Cuenta Céiber Ávila que el momento imborrable de su vida lo vivió el día en que nació su primer hijo, a quien bautizaría con su mismo nombre de pila. Fue el 18 de septiembre de 2015, lo recuerda bien, porque esa imagen aún permanece fresca en su memoria.
Céiber es, después de Yuberjen Martínez, el peleador antioqueño y colombiano de mayor proyección olímpica y mundial. Tiene 29 años y recién acaba de hacer realidad el primer gran reto del año: ganar en Managua el cupo para representar al país en los próximos Juegos Panamericanos, a cumplirse en Lima a mitad de año, en los que aspira lograr el tiquete que lo lleve a la olimpiada de Tokio del año venidero.
La mirada del recién nacido que, según Céiber, parecía sorprendido y como preguntándose “¿este es mi papá?”, lo llenó de impaciencia por cargarlo para certificar que sí, que él era el progenitor.
“Me clavó los ojos, tenía una mirada fija, yo sentía esa energía que solo la brinda un hijo. Muy berraco ese momento. Y me marcó, creo, para toda la vida”.
Proyección olímpica
Y aunque la agitada carrera pugilística del pequeño peleador de 1.62 metros y 56 kilos de peso, oriundo de San Pedro de Urabá, ha tenido días inolvidables que se extienden a torneos continentales, cuatro mundiales y hasta los pasados Juegos Olímpicos de Río de Janeiro-2016, donde obtuvo diploma al llegar hasta cuartos de final, nunca como ese momento.

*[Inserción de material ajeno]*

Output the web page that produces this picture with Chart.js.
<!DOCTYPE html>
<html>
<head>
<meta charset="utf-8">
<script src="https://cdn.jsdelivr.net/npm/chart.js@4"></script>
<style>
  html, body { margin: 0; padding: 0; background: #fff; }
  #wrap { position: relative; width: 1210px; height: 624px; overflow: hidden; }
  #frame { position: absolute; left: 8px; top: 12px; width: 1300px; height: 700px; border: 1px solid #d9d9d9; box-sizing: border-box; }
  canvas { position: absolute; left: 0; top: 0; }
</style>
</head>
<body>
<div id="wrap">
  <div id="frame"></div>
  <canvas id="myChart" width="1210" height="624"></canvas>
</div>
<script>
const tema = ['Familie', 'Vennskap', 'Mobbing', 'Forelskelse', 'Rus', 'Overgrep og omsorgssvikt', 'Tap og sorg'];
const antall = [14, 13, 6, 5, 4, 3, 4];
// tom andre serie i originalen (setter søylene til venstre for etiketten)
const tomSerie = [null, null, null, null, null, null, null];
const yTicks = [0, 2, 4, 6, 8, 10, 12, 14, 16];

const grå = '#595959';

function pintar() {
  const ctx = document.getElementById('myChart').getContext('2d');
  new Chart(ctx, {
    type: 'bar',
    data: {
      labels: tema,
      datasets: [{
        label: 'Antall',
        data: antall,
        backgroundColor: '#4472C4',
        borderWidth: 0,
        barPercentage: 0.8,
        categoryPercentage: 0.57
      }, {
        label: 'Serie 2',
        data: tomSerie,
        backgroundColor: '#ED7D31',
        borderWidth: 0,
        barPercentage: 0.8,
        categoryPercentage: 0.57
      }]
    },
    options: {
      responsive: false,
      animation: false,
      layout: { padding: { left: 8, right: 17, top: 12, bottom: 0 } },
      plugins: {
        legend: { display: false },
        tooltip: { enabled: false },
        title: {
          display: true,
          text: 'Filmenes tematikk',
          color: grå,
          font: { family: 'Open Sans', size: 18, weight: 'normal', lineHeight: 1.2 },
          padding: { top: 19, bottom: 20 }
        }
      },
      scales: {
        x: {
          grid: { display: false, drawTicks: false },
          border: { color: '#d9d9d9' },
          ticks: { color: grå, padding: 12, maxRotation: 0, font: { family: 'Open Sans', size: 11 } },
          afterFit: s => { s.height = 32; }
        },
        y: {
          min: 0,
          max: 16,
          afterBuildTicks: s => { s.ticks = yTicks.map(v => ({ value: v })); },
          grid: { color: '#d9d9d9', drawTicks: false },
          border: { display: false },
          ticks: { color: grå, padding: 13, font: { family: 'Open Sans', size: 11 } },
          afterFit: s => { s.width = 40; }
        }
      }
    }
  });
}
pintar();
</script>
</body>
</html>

“Se entiende lo que es ser papá y la responsabilidad que ello conlleva”, manifiesta. “La crianza de los niños es algo muy duro, hay que prepararse y brindarles una educación que permita que crezcan en un entorno bueno”.
De familia cristiana, es el menor de los varones de un grupo de ocho hermanos que crecieron unidos y agradecidos con el Creador. Y aunque no tiene una frase de batalla es su costumbre diaria, al levantarse y acostarse le da gracias a Dios “por tenerme con vida y dejarme gozar de la presencia de mi familia”.
Vive de instantes imborrables, como aquel de hace 16 años cuando, pese a que sus padres se oponían a que fuera un peleador callejero, fue a un torneo Nacional, en Arjona, Bolívar, donde la báscula lo puso de cara a su mayor realidad boxística al convertirlo en un púgil de 36 kilos, en su primer pesaje oficial de un campeonato.
Recuerdos que son su vida
Momentos de felicidad, como cuando recuerda a quien lo llevó al boxeo: el entrenador de procesos menores Marcial Urbina, a quien hoy también le agradece que le haya “patrocinado”, por mucho tiempo, los pasajes para ir al lugar de prácticas. “Lo considero mi segundo papá aunque más terco y regañón”.
Juicioso, mentalizado para el triunfo y disciplinado en todo sentido, Céiber augura un mejor futuro, aunque corto en el boxeo.
Y aunque Jerónimo, su segundo hijo, hoy de 7 meses de edad, y Céiber júnior (quien tiene la misión de no dejar perder el nombre, según el boxeador), son sus desvelos, al lado de María Fernanda, la esposa, ha proyectado su vida hacia una presea olímpica, tal como lo soñó cuando tenía 15 años.
“En ese sueño ganaba la medalla de oro. Hace tres años estuve cerca. Y ahora apunto a subir al podio el año entrante en Tokio”. Ese sería el culmen de su carrera. Quizá lo que le falta porque le da más importancia a ello que a un título en campeonato mundial.
Sin embargo, más allá del deporte, Céiber David Ávila Segura trabaja para la familia, para dedicarse a ella dentro de pocos años pues es consciente de que la lejanía de las concentraciones lo ha separado de instantes que la vida no recupera. Por eso cree que ese será otro momento imborrable en el futuro.
“Los boxeadores somos poco dados a pensar más allá. Yo he hecho mis ahorros pensando en el retiro. No malgasto. Hay que pensar en que todo no va a durar para siempre. El goce y el despilfarro son peligrosos”, apunta con seguridad para concluir con otra frase lapidaria: “cuando se quiere reaccionar puede ser muy tarde”.
Céiber no es perfecto, lo sabe, ni en el boxeo ni en la vida; no obstante, se considera un buen padre, esposo e hijo. “Sacar a mis padres adelante -lo ha hecho gracias a que ha sabido invertir sus recursos-, ver crecer a mis hijos, ser la admiración de ellos y también un buen ejemplo para la sociedad”, es en él algo así como la “piedra angular” en la que labra, a diario, su vida.